— Begin STORED ROWS —
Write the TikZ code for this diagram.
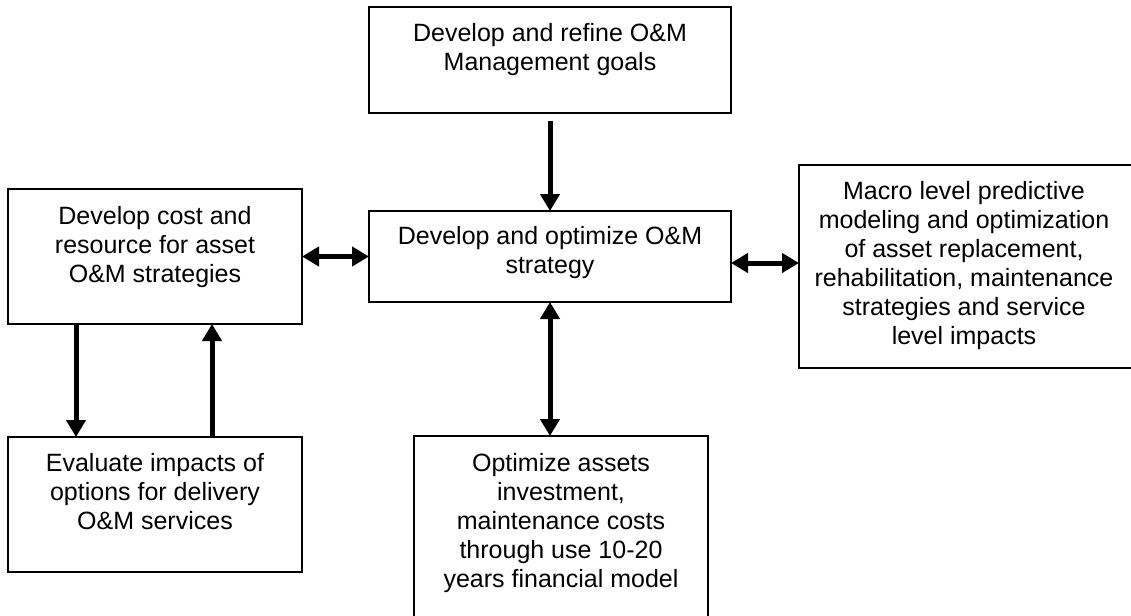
\documentclass[tikz,border=0pt]{standalone}
\usepackage{fontspec}
\setmainfont{Liberation Sans}
\usetikzlibrary{arrows.meta,calc}
\tikzset{
  box/.style={draw=black, line width=2pt, fill=white, inner sep=0pt, outer sep=0pt, rectangle},
  label text/.style={anchor=north, align=center, inner sep=0pt, font=\fontsize{25}{29}\selectfont},
  onearrow/.style={line width=5pt, -{Triangle[length=17pt,width=19pt]}},
  twoarrow/.style={line width=5pt, {Triangle[length=17pt,width=19pt]}-{Triangle[length=17pt,width=19pt]}}
}
\begin{document}
\begin{tikzpicture}[x=1pt, y=-1pt]
  \clip (0,0) rectangle (1131,615);
  \fill[white] (0,0) rectangle (1131,615);

  % boxes
  \node[box, minimum width=362pt, minimum height=106pt] (goals) at (550,60) {};
  \node[box, minimum width=362pt, minimum height=91pt] (center) at (550,256.5) {};
  \node[box, minimum width=294pt, minimum height=135pt] (left) at (155,256.5) {};
  \node[box, minimum width=294pt, minimum height=135pt] (evaluate) at (155,504.5) {};
  \node[box, minimum width=294pt, minimum height=189pt] (bottom) at (561,530.5) {};
  \node[box, minimum width=337pt, minimum height=203pt] (right) at (967.5,266.5) {};

  % box texts
  \node[label text] (goals-t) at ([yshift=-16pt]goals.north) {Develop and refine O\&M\\Management goals};
  \node[label text] (center-t) at ([yshift=-15pt]center.north) {Develop and optimize O\&M\\strategy};
  \node[label text] (left-t) at ([yshift=-17pt]left.north) {Develop cost and\\resource for asset\\O\&M strategies};
  \node[label text] (evaluate-t) at ([yshift=-16pt]evaluate.north) {Evaluate impacts of\\options for delivery\\O\&M services};
  \node[label text] (bottom-t) at ([yshift=-17pt]bottom.north) {Optimize assets\\investment,\\maintenance costs\\through use 10-20\\years financial model};
  \node[label text] (right-t) at ([xshift=-3.5pt,yshift=-16pt]right.north) {Macro level predictive\\modeling and optimization\\of asset replacement,\\rehabilitation, maintenance\\strategies and service\\level impacts};

  % connectors
  \draw[onearrow] ([yshift=-8pt]goals.south) -- (center.north);
  \draw[twoarrow] (left.east |- center.west) -- (center.west);
  \draw[twoarrow] ([yshift=-6.5pt]center.east) -- ([yshift=-6.5pt]center.east -| right.west);
  \draw[twoarrow] (center.south) -- (center.south |- bottom.north);
  \draw[onearrow] ([xshift=-79pt]left.south) -- ([xshift=-79pt]evaluate.north);
  \draw[onearrow] ([xshift=57pt]evaluate.north) -- ([xshift=57pt]left.south);
\end{tikzpicture}
\end{document}
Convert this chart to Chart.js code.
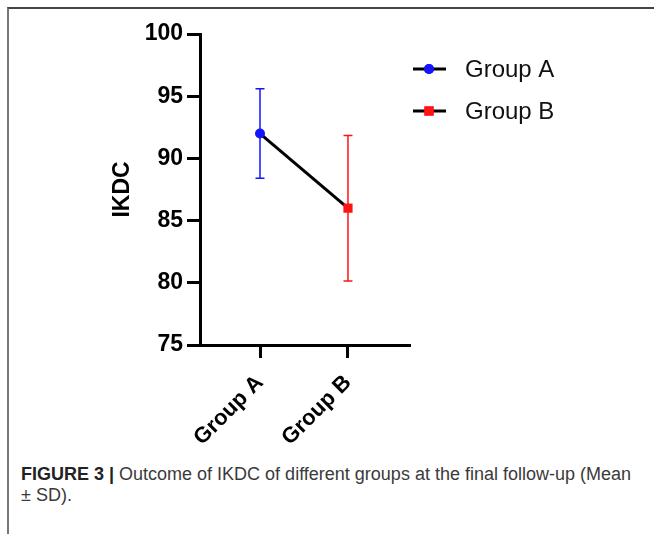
<!DOCTYPE html>
<html>
<head>
<meta charset="utf-8">
<script src="https://cdn.jsdelivr.net/npm/chart.js@4.4.1/dist/chart.umd.min.js"></script>
<style>
  html, body { margin: 0; padding: 0; background: #fff; }
  #fig { position: relative; width: 654px; height: 534px; overflow: hidden; }
  #frame { position: absolute; left: 7px; top: 7px; width: 660px; height: 540px;
           border-left: 2px solid #777; border-top: 2px solid #444; }
  #wrap { position: absolute; left: 0; top: 0; width: 654px; height: 460px; }
  #caption { position: absolute; left: 21px; top: 464px; width: 620px;
             font-family: "Liberation Sans", Arial, sans-serif; font-size: 18px;
             line-height: 21px; color: #3a3a3a; }
  #caption b { color: #222; }
</style>
</head>
<body>
<div id="fig">
  <div id="frame"></div>
  <div id="wrap"><canvas id="chart-area"></canvas></div>
  <div id="caption"><b>FIGURE 3 |</b> Outcome of IKDC of different groups at the final follow-up (Mean ± SD).</div>
</div>
<script>
// values
const groupLabels = ['Group A', 'Group B'];
const means = [92.0, 86.0];
const sds = [3.6, 5.85];
const groupColors = ['#1414ff', '#ff1414'];
const groupMarkers = ['circle', 'rect'];
const markerRadius = [5, 6.5];
const yTicks = [75, 80, 85, 90, 95, 100];

// error bars, drawn under the line
const errorBars = {
  id: 'errorBars',
  beforeDatasetsDraw(chart) {
    const ctx = chart.ctx;
    const xs = chart.scales.x, ys = chart.scales.y;
    ctx.save();
    ctx.lineWidth = 1.5;
    means.forEach((m, i) => {
      const px = xs.getPixelForValue(i + 1);
      const top = ys.getPixelForValue(m + sds[i]);
      const bot = ys.getPixelForValue(m - sds[i]);
      ctx.strokeStyle = groupColors[i];
      ctx.beginPath();
      ctx.moveTo(px, top); ctx.lineTo(px, bot);
      ctx.moveTo(px - 4.5, top); ctx.lineTo(px + 4.5, top);
      ctx.moveTo(px - 4.5, bot); ctx.lineTo(px + 4.5, bot);
      ctx.stroke();
    });
    ctx.restore();
  }
};

// legend with line through the marker
const sideLegend = {
  id: 'sideLegend',
  afterDraw(chart) {
    const ctx = chart.ctx;
    const x0 = chart.chartArea.right + 3;
    ctx.save();
    groupLabels.forEach((g, i) => {
      const y = 69 + i * 42;
      ctx.strokeStyle = '#000';
      ctx.lineWidth = 3;
      ctx.beginPath();
      ctx.moveTo(x0, y); ctx.lineTo(x0 + 33, y);
      ctx.stroke();
      ctx.fillStyle = groupColors[i];
      Chart.helpers.drawPoint(ctx, {pointStyle: groupMarkers[i], radius: markerRadius[i], borderWidth: 0}, x0 + 16, y);
      ctx.fill();
      ctx.fillStyle = '#111';
      ctx.font = '24px "Liberation Sans", Arial, sans-serif';
      ctx.textBaseline = 'middle';
      ctx.fillText(g, x0 + 52, y + 1);
    });
    ctx.restore();
  }
};

const ctx = document.getElementById('chart-area').getContext('2d');
const chart = new Chart(ctx, {
  type: 'line',
  data: {
    datasets: [{
      label: 'IKDC',
      data: means.map((m, i) => ({x: i + 1, y: m})),
      borderColor: '#000',
      borderWidth: 3,
      pointStyle: groupMarkers,
      pointRadius: markerRadius,
      pointBackgroundColor: groupColors,
      pointBorderColor: groupColors,
      pointBorderWidth: 0
    }]
  },
  options: {
    responsive: true,
    maintainAspectRatio: false,
    animation: false,
    layout: { padding: { left: 109, right: 244, top: 34, bottom: 0 } },
    plugins: { legend: { display: false }, tooltip: { enabled: false } },
    scales: {
      x: {
        type: 'linear',
        min: 0.318,
        max: 2.705,
        afterBuildTicks(scale) { scale.ticks = groupLabels.map((g, i) => ({value: i + 1})); },
        afterFit(scale) { scale.height = 115; },
        border: { display: true, color: '#000', width: 3 },
        grid: { drawOnChartArea: false, drawTicks: true, tickLength: 13, tickWidth: 3, tickColor: '#000' },
        ticks: {
          callback: (v) => groupLabels[Math.round(v) - 1],
          minRotation: 45, maxRotation: 45,
          color: '#000',
          padding: 12,
          font: { family: '"Liberation Sans", Arial, sans-serif', size: 22, weight: 'bold' }
        }
      },
      y: {
        min: 75,
        max: 100,
        afterBuildTicks(scale) { scale.ticks = yTicks.map(v => ({value: v})); },
        afterFit(scale) { scale.width = 91; },
        border: { display: true, color: '#000', width: 3 },
        grid: { drawOnChartArea: false, drawTicks: true, tickLength: 13, tickWidth: 3, tickColor: '#000' },
        ticks: {
          color: '#000',
          padding: 4,
          font: { family: '"Liberation Sans", Arial, sans-serif', size: 23, weight: 'bold' }
        },
        title: {
          display: true,
          text: 'IKDC',
          color: '#000',
          padding: { top: 0, bottom: 0 },
          font: { family: '"Liberation Sans", Arial, sans-serif', size: 23, weight: 'bold' }
        }
      }
    }
  },
  plugins: [errorBars, sideLegend]
});
</script>
</body>
</html>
— End STORED ROWS —
**YOUR GOAL**
Check every line in the material above for the string "this", then give only the number of lines that have it.

**EXERCISE SOLUTION**
2